The murderer cried out, ’’I have killed two communists; I should get a medal.” There was malice in the smile he turned on the police and the reporters.

But Max was only a poet, and his sympathies with communism were because they spoke in terms of bread and shelter, and he had lived long with hunger. Drink was his refuge, because drink is often easier to get than bread. When he was young he wrote free verse, but those last years, when he was most disorganized, his verse became formal and stylized. Every day that he was with us he worked on a series of sonnets, dedicated to each one of us, polished, stately, courteous, often obscure, and he came to meals happily to read them aloud for our applause. I remember one especially that he wrote to Agnes, widow of a barge captain, who had been helping us for some years. And I loved this delicate appreciation of her sweetness and diligence, her care for our comfort.
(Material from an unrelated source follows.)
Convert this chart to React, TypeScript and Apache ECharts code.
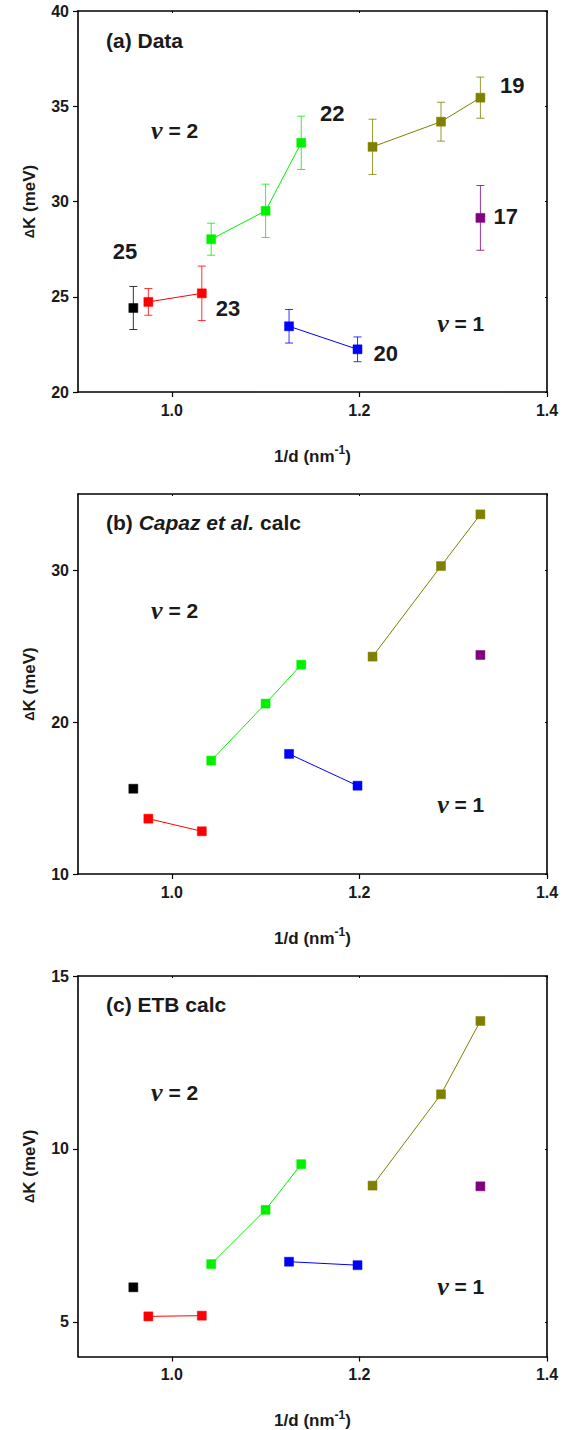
import React, { useEffect, useRef } from 'react';
import * as echarts from 'echarts';

// x positions (1/d, nm^-1) for each chirality family
const xBlack = [0.959];
const xRed = [0.975, 1.032];
const xGreen = [1.042, 1.1, 1.138];
const xBlue = [1.125, 1.198];
const xOlive = [1.214, 1.287, 1.329];
const xPurple = [1.329];

// (a) Data: values and error bars
const aBlack = [24.41];
const aBlackErr = [1.13];
const aRed = [24.73, 25.18];
const aRedErr = [0.7, 1.43];
const aGreen = [28.02, 29.51, 33.08];
const aGreenErr = [0.84, 1.4, 1.4];
const aBlue = [23.45, 22.24];
const aBlueErr = [0.88, 0.65];
const aOlive = [32.87, 34.19, 35.45];
const aOliveErr = [1.45, 1.02, 1.08];
const aPurple = [29.14];
const aPurpleErr = [1.7];

// (b) Capaz et al. calc
const bBlack = [15.61];
const bRed = [13.64, 12.81];
const bGreen = [17.46, 21.21, 23.77];
const bBlue = [17.9, 15.81];
const bOlive = [24.3, 30.26, 33.66];
const bPurple = [24.41];

// (c) ETB calc
const cBlack = [6.0];
const cRed = [5.16, 5.18];
const cGreen = [6.67, 8.24, 9.56];
const cBlue = [6.74, 6.64];
const cOlive = [8.94, 11.58, 13.7];
const cPurple = [8.92];

// axis ranges & ticks
const xMin = 0.9;
const xMax = 1.4;
const xTicks = [1.0, 1.2, 1.4];
const aYMin = 20, aYMax = 40, aYTicks = [20, 25, 30, 35, 40];
const bYMin = 10, bYMax = 35, bYTicks = [10, 20, 30];
const cYMin = 4, cYMax = 15, cYTicks = [5, 10, 15];

// annotation labels (panel a): [x, y, text]
const aFamilyLabels: [number, number, string][] = [
  [0.95, 27.4, '25'],
  [1.06, 24.4, '23'],
  [1.171, 34.6, '22'],
  [1.363, 36.1, '19'],
  [1.356, 29.2, '17'],
  [1.228, 22.0, '20'],
];
const aNuLabels: [number, number, string][] = [
  [1.003, 33.75, '2'],
  [1.308, 23.6, '1'],
];
const bNuLabels: [number, number, string][] = [
  [1.003, 27.35, '2'],
  [1.308, 14.56, '1'],
];
const cNuLabels: [number, number, string][] = [
  [1.003, 11.62, '2'],
  [1.308, 6.02, '1'],
];

const COLORS = {
  black: '#000000',
  red: '#ff0000',
  green: '#00f000',
  blue: '#0000ff',
  olive: '#808000',
  purple: '#800080',
};

const SANS = '"Liberation Sans", Arial, sans-serif';
const SERIF = '"Liberation Serif", "Times New Roman", serif';
const TXT = '#1a1a1a';

const GRIDS = [
  { left: 78, top: 11, width: 469, height: 381 },
  { left: 78, top: 494, width: 469, height: 380 },
  { left: 78, top: 976, width: 469, height: 381 },
];

function zip(xs: number[], ys: number[], es?: number[]) {
  return xs.map((x, i) => (es ? [x, ys[i], es[i]] : [x, ys[i]]));
}

export default function App() {
  const ref = useRef<HTMLDivElement>(null);

  useEffect(() => {
    document.body.style.margin = '0';
    if (!ref.current) return;
    const chart = echarts.init(ref.current, null, { renderer: 'svg' });

    const xAxes: any[] = [];
    const yAxes: any[] = [];
    const series: any[] = [];

    const yConf = [
      { min: aYMin, max: aYMax, ticks: aYTicks, interval: 5 },
      { min: bYMin, max: bYMax, ticks: bYTicks, interval: 5 },
      { min: cYMin, max: cYMax, ticks: cYTicks, interval: 1 },
    ];

    GRIDS.forEach((g, gi) => {
      const yc = yConf[gi];
      xAxes.push({
        type: 'value', gridIndex: gi, position: 'bottom', min: xMin, max: xMax, interval: 0.1,
        axisLine: { show: true, onZero: false, lineStyle: { color: '#000', width: 1.6 } },
        axisTick: { show: true, inside: false, length: 5, customValues: xTicks, lineStyle: { color: '#000', width: 1.2 } },
        axisLabel: {
          show: true, customValues: xTicks, margin: 10, color: TXT, fontFamily: SANS, fontWeight: 'bold', fontSize: 16,
          formatter: (v: number) => v.toFixed(1),
        },
        splitLine: { show: false },
        name: '1/d (nm{sup|-1})', nameLocation: 'middle', nameGap: 52,
        nameTextStyle: {
          color: TXT, fontFamily: SANS, fontWeight: 'bold', fontSize: 17,
          rich: { sup: { fontFamily: SANS, fontWeight: 'bold', fontSize: 12, color: TXT, padding: [0, 0, 12, 0] } },
        },
      });
      xAxes.push({
        type: 'value', gridIndex: gi, position: 'top', min: xMin, max: xMax, interval: 0.1,
        axisLine: { show: true, onZero: false, lineStyle: { color: '#000', width: 1.6 } },
        axisTick: { show: true, inside: true, length: 2, customValues: xTicks, lineStyle: { color: '#000', width: 1 } },
        axisLabel: { show: false },
        splitLine: { show: false },
      });
      yAxes.push({
        type: 'value', gridIndex: gi, position: 'left', min: yc.min, max: yc.max, interval: yc.interval,
        axisLine: { show: true, onZero: false, lineStyle: { color: '#000', width: 1.6 } },
        axisTick: { show: true, inside: false, length: 5, customValues: yc.ticks, lineStyle: { color: '#000', width: 1.2 } },
        axisLabel: {
          show: true, customValues: yc.ticks, margin: 9, color: TXT, fontFamily: SANS, fontWeight: 'bold', fontSize: 16,
        },
        splitLine: { show: false },
        name: '{d|Δ}{k|K} (meV)', nameLocation: 'middle', nameGap: 40, nameRotate: 90,
        nameTextStyle: {
          color: TXT, fontFamily: SANS, fontWeight: 'bold', fontSize: 17,
          rich: {
            d: { fontFamily: SANS, fontWeight: 'bold', fontSize: 13, color: TXT },
            k: { fontFamily: SANS, fontWeight: 'bold', fontSize: 17, color: TXT },
          },
        },
      });
      yAxes.push({
        type: 'value', gridIndex: gi, position: 'right', min: yc.min, max: yc.max, interval: yc.interval,
        axisLine: { show: true, onZero: false, lineStyle: { color: '#000', width: 1.6 } },
        axisTick: { show: true, inside: true, length: 2, customValues: yc.ticks, lineStyle: { color: '#000', width: 1 } },
        axisLabel: { show: false },
        splitLine: { show: false },
      });
    });

    const panels = [
      { black: aBlack, red: aRed, green: aGreen, blue: aBlue, olive: aOlive, purple: aPurple },
      { black: bBlack, red: bRed, green: bGreen, blue: bBlue, olive: bOlive, purple: bPurple },
      { black: cBlack, red: cRed, green: cGreen, blue: cBlue, olive: cOlive, purple: cPurple },
    ];
    const xs: Record<string, number[]> = {
      black: xBlack, red: xRed, green: xGreen, blue: xBlue, olive: xOlive, purple: xPurple,
    };
    const aErr: Record<string, number[]> = {
      black: aBlackErr, red: aRedErr, green: aGreenErr, blue: aBlueErr, olive: aOliveErr, purple: aPurpleErr,
    };

    panels.forEach((p: any, gi) => {
      const xi = gi * 2;
      const yi = gi * 2;
      (['black', 'red', 'green', 'blue', 'olive', 'purple'] as const).forEach((k) => {
        const color = (COLORS as any)[k];
        if (gi === 0) {
          series.push({
            type: 'custom', xAxisIndex: xi, yAxisIndex: yi, z: 2, silent: true,
            data: zip(xs[k], p[k], aErr[k]),
            encode: { x: 0, y: 1 },
            renderItem: (params: any, api: any) => {
              const x = api.value(0), y = api.value(1), e = api.value(2);
              const t = api.coord([x, y + e]);
              const b = api.coord([x, y - e]);
              const w = 4;
              const style = { stroke: color, lineWidth: 1, opacity: 0.8 };
              return {
                type: 'group',
                children: [
                  { type: 'line', shape: { x1: t[0], y1: t[1], x2: b[0], y2: b[1] }, style },
                  { type: 'line', shape: { x1: t[0] - w, y1: t[1], x2: t[0] + w, y2: t[1] }, style },
                  { type: 'line', shape: { x1: b[0] - w, y1: b[1], x2: b[0] + w, y2: b[1] }, style },
                ],
              };
            },
          });
        }
        series.push({
          type: 'line', xAxisIndex: xi, yAxisIndex: yi, z: 3, silent: true,
          data: zip(xs[k], p[k]),
          symbol: 'rect', symbolSize: 9, showSymbol: true,
          itemStyle: { color, borderColor: color, borderWidth: 0.5, opacity: 1 },
          lineStyle: { color, width: 1 },
        });
      });

      const nuLabels = gi === 0 ? aNuLabels : gi === 1 ? bNuLabels : cNuLabels;
      series.push({
        type: 'scatter', xAxisIndex: xi, yAxisIndex: yi, z: 5, silent: true,
        symbolSize: 0,
        itemStyle: { opacity: 1 },
        data: nuLabels.map((d) => ({ value: [d[0], d[1]], name: d[2] })),
        label: {
          show: true, position: 'inside', opacity: 1,
          formatter: (pp: any) => `{nu|ν}{t| = ${pp.name}}`,
          rich: {
            nu: { fontFamily: SERIF, fontStyle: 'italic', fontWeight: 'bold', fontSize: 26, color: TXT },
            t: { fontFamily: SANS, fontWeight: 'bold', fontSize: 21, color: TXT },
          },
        },
      });
    });

    series.push({
      type: 'scatter', xAxisIndex: 0, yAxisIndex: 0, z: 5, silent: true,
      symbolSize: 0,
      itemStyle: { opacity: 1 },
      data: aFamilyLabels.map((d) => ({ value: [d[0], d[1]], name: d[2] })),
      label: {
        show: true, position: 'inside', formatter: (pp: any) => pp.name, opacity: 1,
        fontFamily: SANS, fontWeight: 'bold', fontSize: 22, color: TXT,
      },
    });

    const titleTops = [30, 512, 994];
    const graphic: any[] = [
      {
        type: 'text', left: 106, top: titleTops[0],
        style: { text: '(a) Data', fontFamily: SANS, fontWeight: 'bold', fontSize: 21, fill: TXT },
      },
      {
        type: 'text', left: 106, top: titleTops[1],
        style: {
          text: '{n|(b) }{i|Capaz et al.}{n| calc}',
          rich: {
            n: { fontFamily: SANS, fontWeight: 'bold', fontSize: 21, fill: TXT },
            i: { fontFamily: SANS, fontWeight: 'bold', fontStyle: 'italic', fontSize: 21, fill: TXT },
          },
        },
      },
      {
        type: 'text', left: 106, top: titleTops[2],
        style: { text: '(c) ETB calc', fontFamily: SANS, fontWeight: 'bold', fontSize: 21, fill: TXT },
      },
    ];

    chart.setOption({
      animation: false,
      backgroundColor: '#fff',
      grid: GRIDS.map((g) => ({ ...g, containLabel: false })),
      xAxis: xAxes,
      yAxis: yAxes,
      series,
      graphic,
    });

    return () => chart.dispose();
  }, []);

  return <div ref={ref} style={{ width: 569, height: 1430 }} />;
}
Agnes had charge of the second floor bedrooms and the linens and bathroom, and never a word of criticism comes from her lips for such wild disorder as accompanied such guests as Max and Ruth. No matter how comfortable a room–how tidy when they entered–it was soon a shambles of dirty clothes, rags, dust, cigarette butts, tobacco, newspapers, bits of food, onions, bread, apples cores, empty coffee cups, paper bags, scuffed shoes, dirty socks.

May They Rest in Peace

The newspapers commented on the sordid unheated room on Third Avenue and Twelfth Street where their bodies were found, and I thought, as I read, how over and over again in our houses of hospitality, I have seen just such rooms, reflecting the grim and cheerless chaos of the minds of its occupants. There is a comfortable disorder and the sordid disorder of people who do not love the material, though they seek all their pleasure in it. In trying to save their lives, they lose them.

In trying to live the life of the flesh, the Bodenheims were most hideously tricked. May their poor, dark, tormented souls rest now in peace.